### WORKING DATA
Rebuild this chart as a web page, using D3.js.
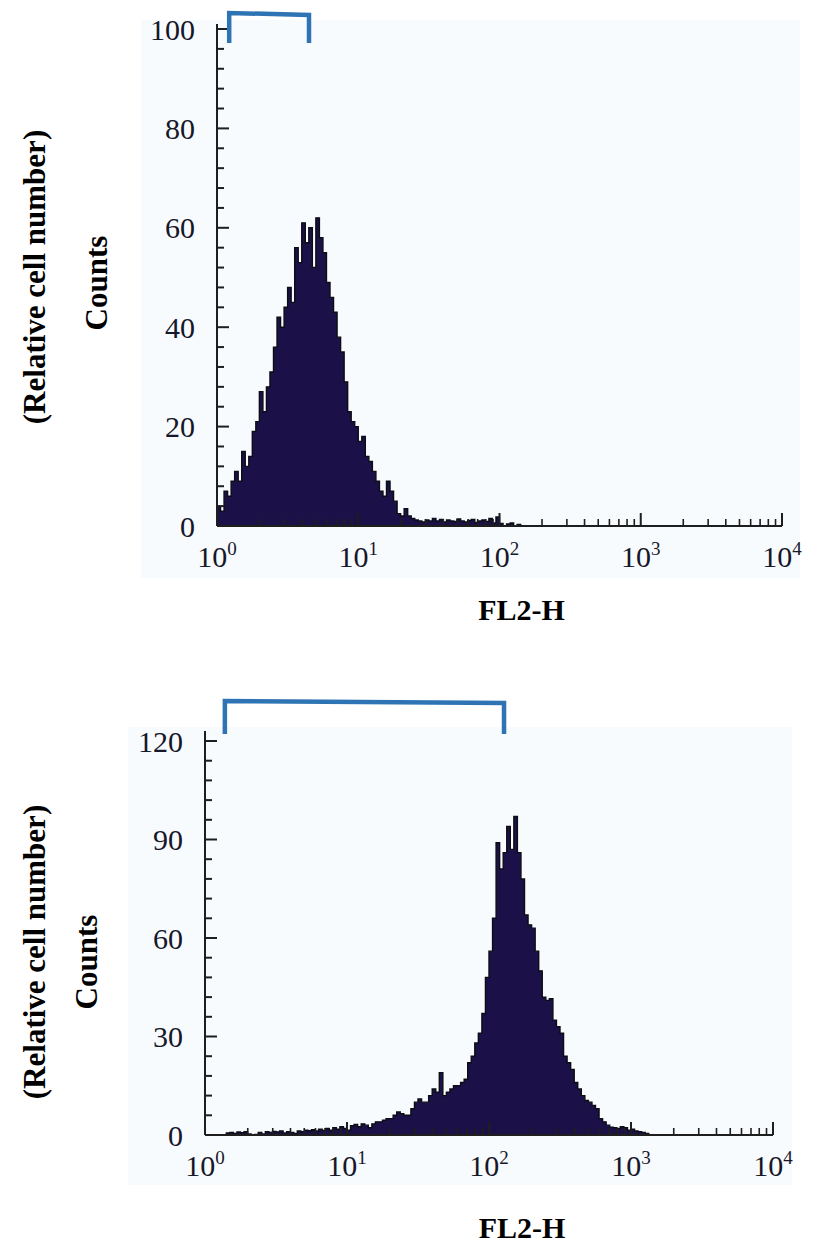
---
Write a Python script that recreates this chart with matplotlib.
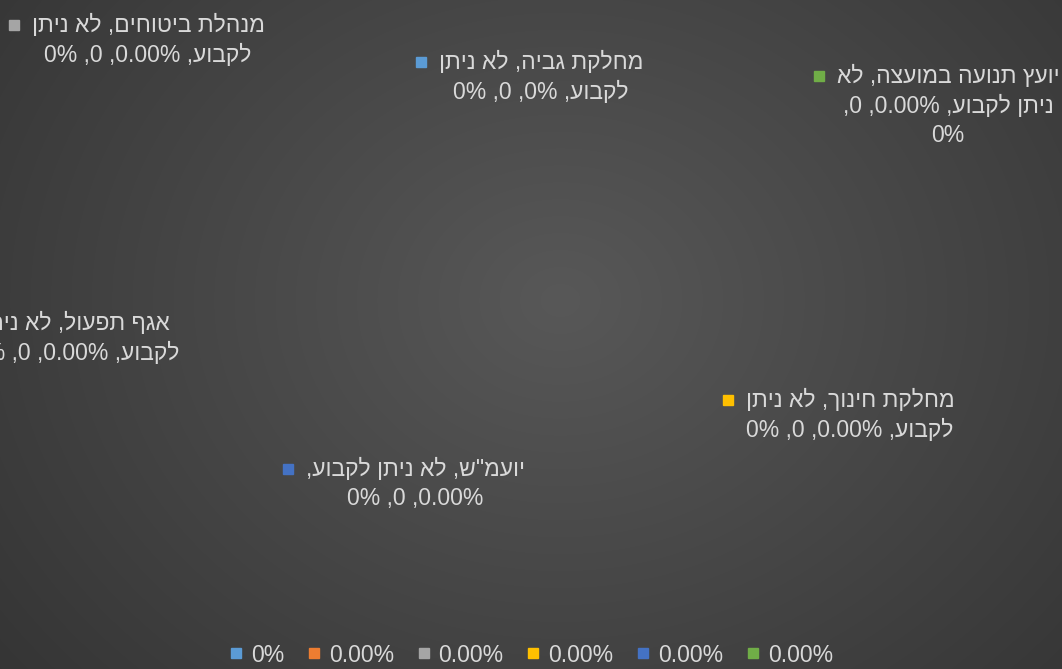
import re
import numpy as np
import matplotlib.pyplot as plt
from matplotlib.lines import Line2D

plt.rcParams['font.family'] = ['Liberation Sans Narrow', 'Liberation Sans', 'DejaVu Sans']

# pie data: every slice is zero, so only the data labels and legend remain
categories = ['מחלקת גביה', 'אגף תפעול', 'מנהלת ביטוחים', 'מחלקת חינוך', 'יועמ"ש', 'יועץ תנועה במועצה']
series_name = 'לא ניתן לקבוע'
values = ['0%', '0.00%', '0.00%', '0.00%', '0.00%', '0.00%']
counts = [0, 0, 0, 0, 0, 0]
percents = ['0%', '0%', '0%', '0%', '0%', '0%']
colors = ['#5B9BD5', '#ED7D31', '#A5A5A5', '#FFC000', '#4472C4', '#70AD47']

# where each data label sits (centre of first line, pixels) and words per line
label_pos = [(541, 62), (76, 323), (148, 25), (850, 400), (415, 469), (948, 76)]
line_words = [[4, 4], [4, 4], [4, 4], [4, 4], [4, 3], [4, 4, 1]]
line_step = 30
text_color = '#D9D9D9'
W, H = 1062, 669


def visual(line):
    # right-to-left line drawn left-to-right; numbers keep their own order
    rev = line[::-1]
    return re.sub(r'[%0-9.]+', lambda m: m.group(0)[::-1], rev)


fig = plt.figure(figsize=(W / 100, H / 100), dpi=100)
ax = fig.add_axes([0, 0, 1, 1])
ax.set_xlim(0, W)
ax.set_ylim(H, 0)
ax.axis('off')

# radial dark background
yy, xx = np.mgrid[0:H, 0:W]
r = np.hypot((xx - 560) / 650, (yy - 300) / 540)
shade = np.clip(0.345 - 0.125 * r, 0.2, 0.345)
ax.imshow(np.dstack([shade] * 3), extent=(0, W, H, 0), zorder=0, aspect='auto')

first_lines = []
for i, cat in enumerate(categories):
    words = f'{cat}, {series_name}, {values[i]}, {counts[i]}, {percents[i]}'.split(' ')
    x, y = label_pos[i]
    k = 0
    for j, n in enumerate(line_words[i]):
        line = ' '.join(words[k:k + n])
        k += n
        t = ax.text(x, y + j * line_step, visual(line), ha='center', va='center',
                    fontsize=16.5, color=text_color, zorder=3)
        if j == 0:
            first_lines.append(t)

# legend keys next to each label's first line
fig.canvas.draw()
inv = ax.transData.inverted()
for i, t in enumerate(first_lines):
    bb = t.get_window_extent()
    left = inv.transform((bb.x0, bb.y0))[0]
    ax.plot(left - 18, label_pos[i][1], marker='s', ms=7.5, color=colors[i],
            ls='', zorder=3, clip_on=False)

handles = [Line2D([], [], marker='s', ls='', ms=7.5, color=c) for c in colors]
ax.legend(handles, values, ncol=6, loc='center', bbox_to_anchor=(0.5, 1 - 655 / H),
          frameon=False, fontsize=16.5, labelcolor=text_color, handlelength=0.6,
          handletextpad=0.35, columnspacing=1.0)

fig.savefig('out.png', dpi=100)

### STATED GOAL
Leave the pictures out and copy exactly the lines from the one with "Write a Python" to the one with "W, H = 1062, 669", both included.

### RESULT OF THE TASK
Write a Python script that recreates this chart with matplotlib.
import re
import numpy as np
import matplotlib.pyplot as plt
from matplotlib.lines import Line2D

plt.rcParams['font.family'] = ['Liberation Sans Narrow', 'Liberation Sans', 'DejaVu Sans']

# pie data: every slice is zero, so only the data labels and legend remain
categories = ['מחלקת גביה', 'אגף תפעול', 'מנהלת ביטוחים', 'מחלקת חינוך', 'יועמ"ש', 'יועץ תנועה במועצה']
series_name = 'לא ניתן לקבוע'
values = ['0%', '0.00%', '0.00%', '0.00%', '0.00%', '0.00%']
counts = [0, 0, 0, 0, 0, 0]
percents = ['0%', '0%', '0%', '0%', '0%', '0%']
colors = ['#5B9BD5', '#ED7D31', '#A5A5A5', '#FFC000', '#4472C4', '#70AD47']

# where each data label sits (centre of first line, pixels) and words per line
label_pos = [(541, 62), (76, 323), (148, 25), (850, 400), (415, 469), (948, 76)]
line_words = [[4, 4], [4, 4], [4, 4], [4, 4], [4, 3], [4, 4, 1]]
line_step = 30
text_color = '#D9D9D9'
W, H = 1062, 669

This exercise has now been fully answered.